Reproduce exactly the lines below, from the first one through the line containing "const plTicks = [0, 0.2, 0.4, 0.6, 0.8, 1.0];", and omit any pictures.
>> START
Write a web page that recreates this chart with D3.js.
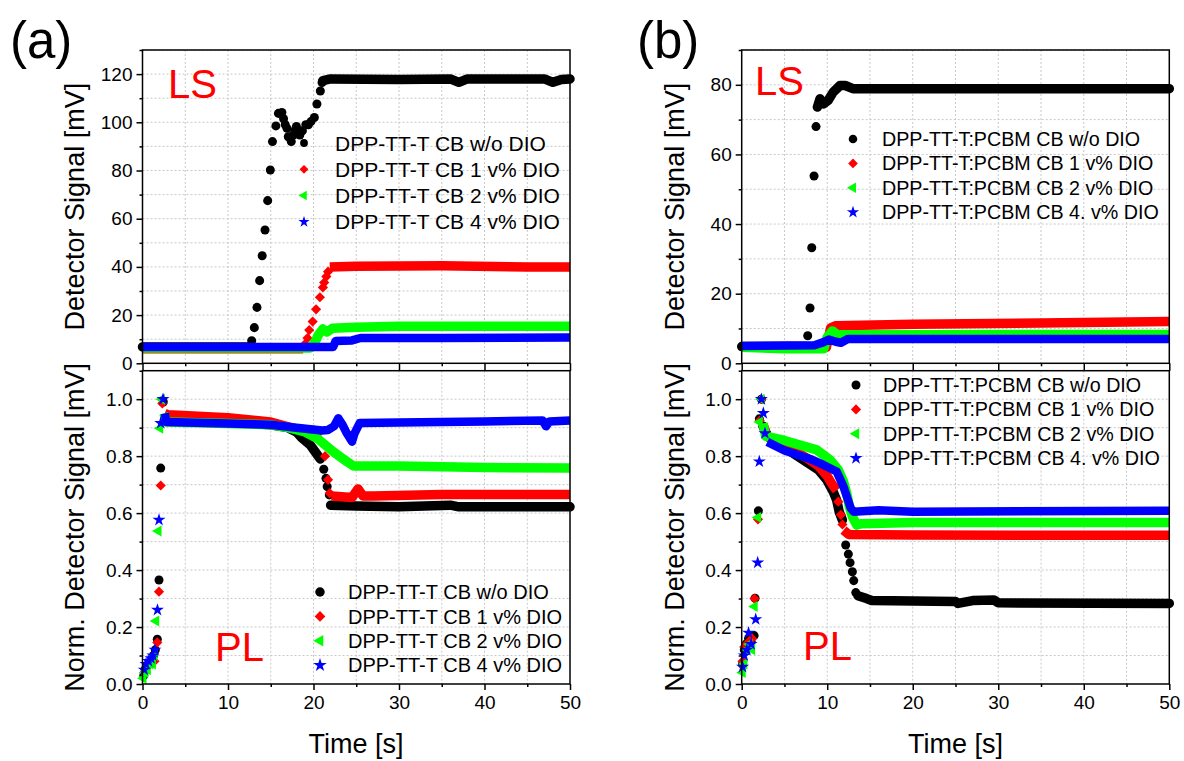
<!DOCTYPE html>
<html lang="en">
<head>
<meta charset="UTF-8">
<title>LS / PL detector signal</title>
<script src="https://d3js.org/d3.v7.min.js"></script>
<style>
    body { margin: 0; background: #fff; }
    text { font-family: "Liberation Sans", Arial, sans-serif; fill: #000; }
    .axis path, .axis line { stroke: #000; stroke-width: 1.5; }
    .grid line { stroke: #c8c8c8; stroke-width: 1; stroke-dasharray: 2,2; }
</style>
</head>
<body>
<script>
// ---- data: [time s, value] ----
// null splits a dense band; "dots" are the separate markers
const seriesNames = ["w/o DIO", "1 v% DIO", "2 v% DIO", "4 v% DIO"];
const legendA = ["DPP-TT-T CB w/o DIO", "DPP-TT-T CB 1 v% DIO", "DPP-TT-T CB 2 v% DIO", "DPP-TT-T CB 4 v% DIO"];
const legendB = ["DPP-TT-T:PCBM CB w/o DIO", "DPP-TT-T:PCBM CB 1 v% DIO", "DPP-TT-T:PCBM CB 2 v% DIO", "DPP-TT-T:PCBM CB 4. v% DIO"];

const timeTicks = [0, 10, 20, 30, 40, 50];
const lsTicksA = [0, 20, 40, 60, 80, 100, 120];
const lsTicksB = [0, 20, 40, 60, 80];
const plTicks = [0, 0.2, 0.4, 0.6, 0.8, 1.0];

// (a) LS
const aLS0band = [[0,6.8],[12.5,6.8],null,[21.1,117.3],[22,118],[30,117.8],[36,118],[37,116.6],[38,118],[47,118],[48,116.6],[49,117.8],[50,118]];
const aLS0dots = [[12.77,9.4],[13.08,14.8],[13.39,23.2],[13.7,34.3],[14.0,44.6],[14.33,55.3],[14.64,67.5],[14.95,80.2],[15.2,92],[15.6,98.5],[15.9,103.7],[16.3,104.1],[16.5,101.5],[16.7,99],[16.9,97.5],[17.05,94],[17.4,92],[17.6,94.5],[17.8,96.5],[18.0,98.3],[18.2,96],[18.4,94.7],[18.7,96.5],[19.1,99],[19.4,99],[19.7,100.3],[20.1,102],[20.4,107.6],[20.8,113],[21.0,116.5]];
const aLS1band = [[0,6.0],[18.8,6.0],null,[21.9,40],[25,40.3],[35,40.5],[45,40],[50,40]];
const aLS1dots = [[19.0,8],[19.3,10.5],[19.5,13.8],[19.9,17.3],[20.3,22.4],[20.75,27.4],[21.1,31.5],[21.25,33.5],[21.5,36],[21.7,38]];
const aLS2band = [[0,6.3],[19.6,6.3],[20.2,9],[20.6,12],[21.1,14.2],[21.6,13],[22.2,14.5],[25,15],[30,15.4],[40,15.4],[50,15.4]];
const aLS3band = [[0,6.8],[22.3,6.8],[22.6,9.3],[24.5,9.5],[25.5,10.5],[35,10.5],[50,10.7]];

// (a) PL
const aPL0band = [[2.6,0.93],[3,0.925],[10,0.92],[15,0.91],[17,0.9],[18,0.885],[18.6,0.865],[19.6,0.84],[20.2,0.815],[20.8,0.79],null,[22.0,0.628],[25,0.625],[30,0.622],[36,0.628],[37,0.622],[50,0.622]];
const aPL0dots = [[0.15,0.03],[0.3,0.05],[0.5,0.06],[0.7,0.07],[0.9,0.08],[1.1,0.08],[1.3,0.1],[1.5,0.12],[1.73,0.157],[1.93,0.365],[2.13,0.758],[2.43,0.99],[21.2,0.754],[21.46,0.722],[21.6,0.693],[21.85,0.664]];
const aPL1band = [[2.6,0.95],[3,0.945],[10,0.935],[15,0.92],[18,0.895],[20,0.89],[21.0,0.885],null,[22.1,0.66],[24.5,0.655],[25.2,0.685],[25.8,0.66],[27,0.66],[35,0.665],[50,0.665]];
const aPL1dots = [[0.2,0.04],[0.5,0.06],[0.8,0.08],[1.1,0.09],[1.4,0.08],[1.73,0.146],[1.93,0.324],[2.13,0.697],[2.32,0.985],[21.35,0.8],[21.7,0.717],[21.9,0.67]];
const aPL2band = [[2.5,0.95],[2.8,0.92],[10,0.915],[15,0.91],[17,0.9],[19,0.885],[20.4,0.863],[22.3,0.816],[23.9,0.781],[24.7,0.765],[30,0.765],[40,0.76],[50,0.758]];
const aPL2dots = [[0.1,0.02],[0.3,0.04],[0.6,0.05],[0.9,0.07],[1.2,0.07],[1.4,0.1],[1.58,0.221],[1.85,0.537],[2.05,0.898],[2.25,1.0]];
const aPL3band = [[2.6,0.95],[2.8,0.92],[10,0.915],[15,0.91],[18,0.9],[21,0.89],[21.7,0.892],[22.4,0.905],[22.9,0.933],[23.4,0.91],[23.9,0.88],[24.5,0.851],[24.8,0.88],[25.4,0.916],[30,0.918],[40,0.922],[46.8,0.925],[47.2,0.905],[47.6,0.922],[50,0.925]];
const aPL3dots = [[0.2,0.05],[0.4,0.07],[0.7,0.08],[1.0,0.09],[1.2,0.1],[1.46,0.12],[1.75,0.26],[1.93,0.576],[2.13,0.916],[2.4,1.0]];

// (b) LS
const bLS0band = [[0,4.8],[7.5,4.8],null,[8.85,73.6],[9.16,76],[9.55,74.5],[10.1,75.5],[10.7,77.9],[11.5,79.8],[12.1,79.8],[13,78.9],[20,78.9],[50,78.9]];
const bLS0dots = [[7.72,7.9],[7.99,15.9],[8.19,33.2],[8.46,53.8],[8.69,68]];
const bLS1band = [[0,4.6],[9.9,4.6],[10.4,10.2],[11,10.8],[20,11.2],[35,11.6],[50,12]];
const bLS2band = [[0,4.6],[5,4.2],[9.6,4.2],[10.0,7.5],[10.6,9.3],[11.2,8.2],[15,8.2],[30,8.3],[50,8.3]];
const bLS3band = [[0,5],[8.5,5.2],[9.5,6],[10.2,6.8],[11,6.2],[11.6,5.9],[12.4,7],[20,7],[50,7]];

// (b) PL
const bPL0band = [[2.5,0.905],[3,0.87],[5,0.83],[7.8,0.775],[8.96,0.752],[9.94,0.717],[10.7,0.675],[11.1,0.646],[11.4,0.605],[11.77,0.576],null,[13.6,0.31],[14.6,0.3],[15.2,0.293],[25,0.29],[25.3,0.283],[27,0.293],[29.5,0.295],[30,0.285],[50,0.283]];
const bPL0dots = [[0.1,0.07],[0.3,0.12],[0.5,0.14],[0.8,0.16],[1.1,0.15],[1.45,0.17],[1.56,0.301],[1.95,0.608],[2.06,0.931],[2.3,1.0],[12.16,0.488],[12.47,0.456],[12.67,0.426],[12.94,0.394],[13.1,0.363],[13.34,0.321]];
const bPL1band = [[2.5,0.91],[3,0.87],[5,0.84],[7.8,0.79],[9,0.765],[10,0.73],[10.6,0.7],[11.1,0.68],null,[11.9,0.54],[12.5,0.525],[20,0.523],[50,0.522]];
const bPL1dots = [[0.1,0.08],[0.3,0.13],[0.6,0.14],[0.9,0.15],[1.2,0.16],[1.5,0.3],[1.9,0.578],[2.1,0.925],[2.3,1.0],[11.3,0.64],[11.6,0.594],[11.78,0.56]];
const bPL2band = [[2.5,0.915],[2.8,0.87],[5,0.855],[8.77,0.822],[10.33,0.787],[11.3,0.752],[11.9,0.711],[12.28,0.67],[12.59,0.623],[12.94,0.588],[13.45,0.558],[14,0.563],[20,0.567],[50,0.567]];
const bPL2dots = [[0.1,0.04],[0.3,0.07],[0.6,0.12],[0.9,0.14],[1.2,0.12],[1.5,0.272],[1.9,0.585],[2.1,0.92],[2.3,1.0]];
const bPL3band = [[3,0.85],[5,0.82],[8,0.79],[9.5,0.77],[11.1,0.746],[11.9,0.693],[12.43,0.646],[12.75,0.617],[13.1,0.605],[16,0.61],[20,0.605],[50,0.608]];
const bPL3dots = [[0.1,0.06],[0.3,0.1],[0.6,0.12],[0.8,0.18],[1.1,0.14],[1.64,0.227],[1.87,0.426],[2.06,0.781],[2.3,1.0],[2.53,0.951],[2.72,0.88]];

// ---- styles ----
const colors = ["#000000", "#ff0000", "#00ff00", "#0000ff"];
const symbols = [
    {type: d3.symbolCircle, size: 64, rot: 0},
    {type: d3.symbolSquare, size: 52, rot: 45},
    {type: d3.symbolTriangle, size: 52, rot: -90},
    {type: d3.symbolStar, size: 52, rot: 0}
];
const bandWidth = [9.5, 9.5, 9.5, 8.5];

const svg = d3.select("body").append("svg")
    .attr("width", 1184)
    .attr("height", 761);

function panel(o) {
    const x = d3.scaleLinear().domain([0, 50]).range([o.x0, o.x1]);
    const y = d3.scaleLinear().domain(o.ydom).range([o.y1, o.y0]);
    const g = svg.append("g");

    // grid at major + minor
    const gx = d3.range(0, 50.001, 5);
    const gy = d3.range(o.ydom[0], o.ydom[1] + 1e-9, o.minor).filter(v => v > 0);
    const grid = g.append("g").attr("class", "grid");
    grid.selectAll(".gv").data(gx.filter(v => v > 0 && v < 50)).enter().append("line")
        .attr("x1", d => x(d)).attr("x2", d => x(d)).attr("y1", o.y0).attr("y2", o.y1);
    grid.selectAll(".gh").data(gy).enter().append("line")
        .attr("y1", d => y(d)).attr("y2", d => y(d)).attr("x1", o.x0).attr("x2", o.x1);

    // data: bands then markers
    const line = d3.line().defined(d => d !== null).x(d => x(d[0])).y(d => y(d[1]));
    o.series.forEach((s, i) => {
        if (s.band) {
            g.append("path").attr("d", line(s.band))
                .attr("fill", "none").attr("stroke", colors[i])
                .attr("stroke-width", bandWidth[i])
                .attr("stroke-linejoin", "round")
                .attr("stroke-linecap", i === 0 ? "round" : "butt");
        }
        const pts = s.dots || [];
        const sym = d3.symbol().type(symbols[i].type).size(symbols[i].size);
        g.selectAll(null).data(pts).enter().append("path")
            .attr("d", sym)
            .attr("fill", colors[i])
            .attr("transform", d => `translate(${x(d[0])},${y(d[1])}) rotate(${symbols[i].rot})`);
    });

    // frame
    g.append("rect").attr("x", o.x0).attr("y", o.y0)
        .attr("width", o.x1 - o.x0).attr("height", o.y1 - o.y0)
        .attr("fill", "none").attr("stroke", "#000").attr("stroke-width", 1.5);

    // y axis
    const ya = g.append("g").attr("class", "axis").attr("transform", `translate(${o.x0},0)`)
        .call(d3.axisLeft(y).tickValues(o.yticks).tickSize(6).tickPadding(4).tickFormat(o.yfmt));
    ya.select(".domain").remove();
    ya.selectAll("text").style("font-size", "19px");
    const ym = g.append("g").attr("class", "axis").attr("transform", `translate(${o.x0},0)`)
        .call(d3.axisLeft(y).tickValues(gy.filter(v => !o.yticks.some(t => Math.abs(t - v) < 1e-9))).tickSize(3).tickFormat(""));
    ym.select(".domain").remove();

    // x axis
    const xa = g.append("g").attr("class", "axis").attr("transform", `translate(0,${o.y1})`)
        .call(d3.axisBottom(x).tickValues(timeTicks).tickSize(o.xlabels ? 6 : 7.5).tickPadding(6)
            .tickFormat(o.xlabels ? d3.format("d") : ""));
    xa.select(".domain").remove();
    xa.selectAll("text").style("font-size", "19px");
    const xm = g.append("g").attr("class", "axis").attr("transform", `translate(0,${o.y1})`)
        .call(d3.axisBottom(x).tickValues([5, 15, 25, 35, 45]).tickSize(3).tickFormat(""));
    xm.select(".domain").remove();

    // axis title
    g.append("text")
        .attr("transform", `translate(${o.titleX},${(o.y0 + o.y1) / 2}) rotate(-90)`)
        .attr("text-anchor", "middle").style("font-size", "27px")
        .text(o.ytitle);

    // tag
    g.append("text").attr("x", o.tag[0]).attr("y", o.tag[1])
        .style("font-size", "40px").style("fill", "#ff0000").text(o.tag[2]);

    // legend
    const L = o.legend;
    L.names.forEach((nm, i) => {
        const cy = L.y + i * L.dy;
        const sym = d3.symbol().type(symbols[i].type).size(symbols[i].size * L.scale);
        g.append("path").attr("d", sym).attr("fill", colors[i])
            .attr("transform", `translate(${L.sx},${cy}) rotate(${symbols[i].rot})`);
        g.append("text").attr("x", L.tx).attr("y", cy).attr("dy", "0.36em")
            .style("font-size", L.fs + "px").text(nm);
    });
}

const fmt0 = d3.format("d");
const fmt1 = d3.format(".1f");

panel({
    x0: 142.5, x1: 570, y0: 50, y1: 363.3, ydom: [0, 130], yticks: lsTicksA, minor: 10, yfmt: fmt0,
    xlabels: false, titleX: 84, ytitle: "Detector Signal [mV]", tag: [168, 98, "LS"],
    series: [
        {band: aLS0band, dots: aLS0dots}, {band: aLS1band, dots: aLS1dots},
        {band: aLS2band}, {band: aLS3band}
    ],
    legend: {names: legendA, sx: 304, tx: 335, y: 143, dy: 26.3, fs: 21, scale: 0.75}
});
panel({
    x0: 142.5, x1: 570, y0: 370.7, y1: 684, ydom: [0, 1.1], yticks: plTicks, minor: 0.1, yfmt: fmt1,
    xlabels: true, titleX: 84, ytitle: "Norm. Detector Signal [mV]", tag: [215, 661, "PL"],
    series: [
        {band: aPL0band, dots: aPL0dots}, {band: aPL1band, dots: aPL1dots},
        {band: aPL2band, dots: aPL2dots}, {band: aPL3band, dots: aPL3dots}
    ],
    legend: {names: legendA, sx: 320, tx: 348, y: 592, dy: 24.4, fs: 20, scale: 1.1}
});
panel({
    x0: 741.7, x1: 1169.3, y0: 50, y1: 363.3, ydom: [0, 90], yticks: lsTicksB, minor: 10, yfmt: fmt0,
    xlabels: false, titleX: 684, ytitle: "Detector Signal [mV]", tag: [755, 95, "LS"],
    series: [
        {band: bLS0band, dots: bLS0dots}, {band: bLS1band},
        {band: bLS2band}, {band: bLS3band}
    ],
    legend: {names: legendB, sx: 853, tx: 882, y: 139, dy: 24.4, fs: 19.7, scale: 0.9}
});
panel({
    x0: 741.7, x1: 1169.3, y0: 370.7, y1: 684, ydom: [0, 1.1], yticks: plTicks, minor: 0.1, yfmt: fmt1,
    xlabels: true, titleX: 684, ytitle: "Norm. Detector Signal [mV]", tag: [803, 660, "PL"],
    series: [
        {band: bPL0band, dots: bPL0dots}, {band: bPL1band, dots: bPL1dots},
        {band: bPL2band, dots: bPL2dots}, {band: bPL3band, dots: bPL3dots}
    ],
    legend: {names: legendB, sx: 856, tx: 883, y: 385, dy: 24.4, fs: 19.7, scale: 1.0}
});

// x titles and panel letters
[[356, "Time [s]"], [955.5, "Time [s]"]].forEach(d => {
    svg.append("text").attr("x", d[0]).attr("y", 753).attr("text-anchor", "middle")
        .style("font-size", "27px").text(d[1]);
});
svg.append("text").attr("x", 10).attr("y", 58).style("font-size", "51px").text("(a)");
svg.append("text").attr("x", 637).attr("y", 58).style("font-size", "51px").text("(b)");
</script>
</body>
</html>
>> END
ANSWER TO THE PROBLEM:
Write a web page that recreates this chart with D3.js.
<!DOCTYPE html>
<html lang="en">
<head>
<meta charset="UTF-8">
<title>LS / PL detector signal</title>
<script src="https://d3js.org/d3.v7.min.js"></script>
<style>
    body { margin: 0; background: #fff; }
    text { font-family: "Liberation Sans", Arial, sans-serif; fill: #000; }
    .axis path, .axis line { stroke: #000; stroke-width: 1.5; }
    .grid line { stroke: #c8c8c8; stroke-width: 1; stroke-dasharray: 2,2; }
</style>
</head>
<body>
<script>
// ---- data: [time s, value] ----
// null splits a dense band; "dots" are the separate markers
const seriesNames = ["w/o DIO", "1 v% DIO", "2 v% DIO", "4 v% DIO"];
const legendA = ["DPP-TT-T CB w/o DIO", "DPP-TT-T CB 1 v% DIO", "DPP-TT-T CB 2 v% DIO", "DPP-TT-T CB 4 v% DIO"];
const legendB = ["DPP-TT-T:PCBM CB w/o DIO", "DPP-TT-T:PCBM CB 1 v% DIO", "DPP-TT-T:PCBM CB 2 v% DIO", "DPP-TT-T:PCBM CB 4. v% DIO"];

const timeTicks = [0, 10, 20, 30, 40, 50];
const lsTicksA = [0, 20, 40, 60, 80, 100, 120];
const lsTicksB = [0, 20, 40, 60, 80];
const plTicks = [0, 0.2, 0.4, 0.6, 0.8, 1.0];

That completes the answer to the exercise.